1. A speech synthesis method, comprising: processing a text, on an electronic device comprising one or more processors and memory, to obtain a to-be-synthesized text, wherein processing the text comprises performing punctuation and sentence segmentation, part-of-speech tagging, numeric character processing, pinyin annotation, and rhythm and pause prediction processing for the text; if a network connection exists, sending the to-be-synthesized text to an online speech synthesis system for speech synthesis; and if a fault occurs in the online speech synthesis system in a process in which the online speech synthesis system performs speech synthesis or the network connection is disrupted in an actual use process, sending a text for which the online speech synthesis system has not completed speech synthesis to an offline speech synthesis system for speech synthesis.

2. The method according to claim 1 , wherein after sending a text for which the online speech synthesis system has not completed speech synthesis to an offline speech synthesis system for speech synthesis, the method further comprises: if the fault of the online speech synthesis system is removed or the network connection is recovered in a process in which the offline speech synthesis system performs speech synthesis, continuing to send a text for which the offline speech synthesis system has not completed speech synthesis to the online speech synthesis system for speech synthesis.

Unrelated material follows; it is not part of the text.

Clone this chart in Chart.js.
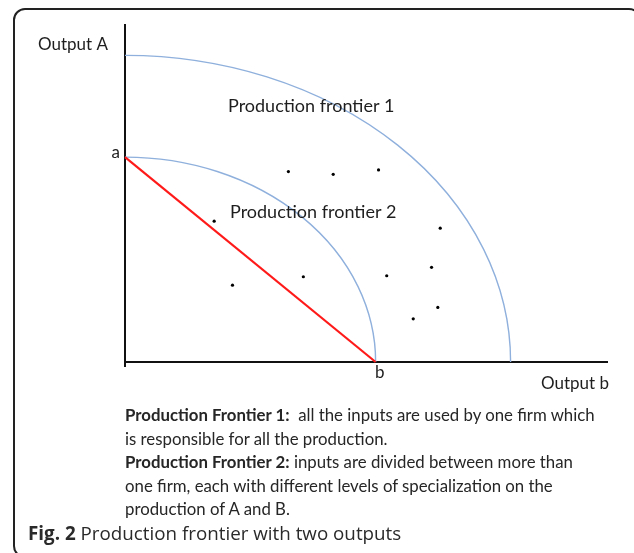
<!DOCTYPE html>
<html>
<head>
<meta charset="utf-8">
<script src="https://cdn.jsdelivr.net/npm/chart.js@4/dist/chart.umd.min.js"></script>
<style>
  html, body { margin: 0; padding: 0; background: #fff; }
  #wrap { position: relative; width: 634px; height: 553px; overflow: hidden; }
  #frame { position: absolute; left: 13px; top: 8px; width: 624px; height: 546px;
           border: 2px solid #222; border-radius: 12px; }
  canvas { position: absolute; left: 0; top: 0; }
  #notes { position: absolute; left: 125px; top: 403px; font-family: Lato, sans-serif;
           font-size: 16.8px; line-height: 23.5px; color: #262626; white-space: nowrap; }
  #caption { position: absolute; left: 28px; top: 520px; font-family: "Open Sans", sans-serif;
             font-size: 18.8px; line-height: 26px; color: #2a2a2a; white-space: nowrap; }
</style>
</head>
<body>
<div id="wrap">
  <div id="frame"></div>
  <canvas id="chart" width="634" height="553"></canvas>
  <div id="notes">
    <b>Production Frontier 1:</b>&nbsp; all the inputs are used by one firm which<br>
    is responsible for all the production.<br>
    <b>Production Frontier 2:</b> inputs are divided between more than<br>
    one firm, each with different levels of specialization on the<br>
    production of A and B.
  </div>
  <div id="caption"><b>Fig. 2</b> Production frontier with two outputs</div>
</div>
<script>
// frontier intercepts: [on Output b axis, on Output A axis]
const frontier1 = [8.0, 9.1];
const frontier2 = [5.2, 6.08];
const frontierNames = ["Production frontier 1", "Production frontier 2"];

// straight line between a and b
const pointA = 6.08;
const pointB = 5.2;

// firms scattered around
const dotX = [3.39, 4.32, 5.26, 1.85, 2.23, 3.70, 5.43, 5.98, 6.54, 6.36, 6.49];
const dotY = [5.65, 5.57, 5.70, 4.18, 2.28, 2.53, 2.56, 1.28, 3.97, 2.81, 1.62];

const dots = dotX.map((x, i) => ({ x: x, y: dotY[i] }));

const frontierPlugin = {
    id: 'frontiers',
    beforeDatasetsDraw(chart) {
        const ctx = chart.ctx;
        const xs = chart.scales.x, ys = chart.scales.y;
        const ox = xs.getPixelForValue(0), oy = ys.getPixelForValue(0);
        ctx.save();
        ctx.strokeStyle = '#8fb0dc';
        ctx.lineWidth = 1.4;
        [frontier1, frontier2].forEach(f => {
            const rx = xs.getPixelForValue(f[0]) - ox;
            const ry = oy - ys.getPixelForValue(f[1]);
            ctx.beginPath();
            ctx.ellipse(ox, oy, rx, ry, 0, -Math.PI / 2, 0);
            ctx.stroke();
        });
        ctx.restore();
    },
    afterDraw(chart) {
        const ctx = chart.ctx;
        const area = chart.chartArea;
        const xs = chart.scales.x, ys = chart.scales.y;
        ctx.save();
        ctx.fillStyle = '#1e1e1e';
        ctx.textBaseline = 'middle';
        ctx.font = '17px Lato, sans-serif';
        ctx.textAlign = 'left';
        ctx.fillText('Output A', 38, 45);
        ctx.fillText('Output b', 541, 384);
        ctx.font = '18px Lato, sans-serif';
        ctx.fillText(frontierNames[0], 228, 106);
        ctx.fillText(frontierNames[1], 230, 212);
        ctx.font = '17px Lato, sans-serif';
        ctx.textAlign = 'right';
        ctx.fillText('a', area.left - 5, ys.getPixelForValue(pointA) - 5);
        ctx.textAlign = 'center';
        ctx.fillText('b', xs.getPixelForValue(pointB) + 4, area.bottom + 11);
        // y axis pokes a little below the x axis
        ctx.strokeStyle = '#111';
        ctx.lineWidth = 2;
        ctx.beginPath();
        ctx.moveTo(area.left, area.bottom);
        ctx.lineTo(area.left, area.bottom + 5);
        ctx.stroke();
        ctx.restore();
    }
};

new Chart(document.getElementById('chart'), {
    type: 'scatter',
    data: {
        datasets: [
            {
                label: 'a-b',
                data: [{ x: 0, y: pointA }, { x: pointB, y: 0 }],
                showLine: true,
                borderColor: '#ff1a1a',
                borderWidth: 2.2,
                pointRadius: 0,
                clip: false
            },
            {
                label: 'firms',
                data: dots,
                backgroundColor: '#000',
                borderColor: '#000',
                pointRadius: 1.6,
                pointBorderWidth: 0,
                clip: false
            }
        ]
    },
    options: {
        responsive: false,
        animation: false,
        events: [],
        layout: { padding: { left: 125, top: 25, right: 27, bottom: 191 } },
        plugins: { legend: { display: false }, tooltip: { enabled: false } },
        scales: {
            x: {
                type: 'linear', min: 0, max: 10,
                grid: { display: false },
                ticks: { display: false },
                border: { display: true, color: '#111', width: 2 },
                afterFit: s => { s.height = 0; }
            },
            y: {
                type: 'linear', min: 0, max: 10,
                grid: { display: false },
                ticks: { display: false },
                border: { display: true, color: '#111', width: 2 },
                afterFit: s => { s.width = 0; }
            }
        }
    },
    plugins: [frontierPlugin]
});
</script>
</body>
</html>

3. The method according to claim 1 , wherein after processing a text to obtain a to-be-synthesized text, and before sending a text for which the online speech synthesis system has not completed speech synthesis to an offline speech synthesis system for speech synthesis, the method further comprises: if the network connection does not exist, sending the to-be-synthesized text to the offline speech synthesis system for speech synthesis; and after the network connection is established, sending a text for which the offline speech synthesis system has not completed speech synthesis to the online speech synthesis system for speech synthesis.

4. The method according to claim 1 , further comprising: after the speech synthesis is completed, concatenating speech data of the online speech synthesis system and speech data of the offline speech synthesis system, to obtain complete speech synthesis data.

5. The method according to claim 1 , wherein after sending the to-be-synthesized text to an online speech synthesis system for speech synthesis, the method further comprises: receiving and storing speech data sent by the online speech synthesis system and corresponding to a sentence for which speech synthesis has been completed, wherein the speech data corresponding to the sentence for which speech synthesis has been completed is obtained by the online speech synthesis system by performing punctuation for the to-be-synthesized text and performing speech synthesis for each sentence obtained after the punctuation.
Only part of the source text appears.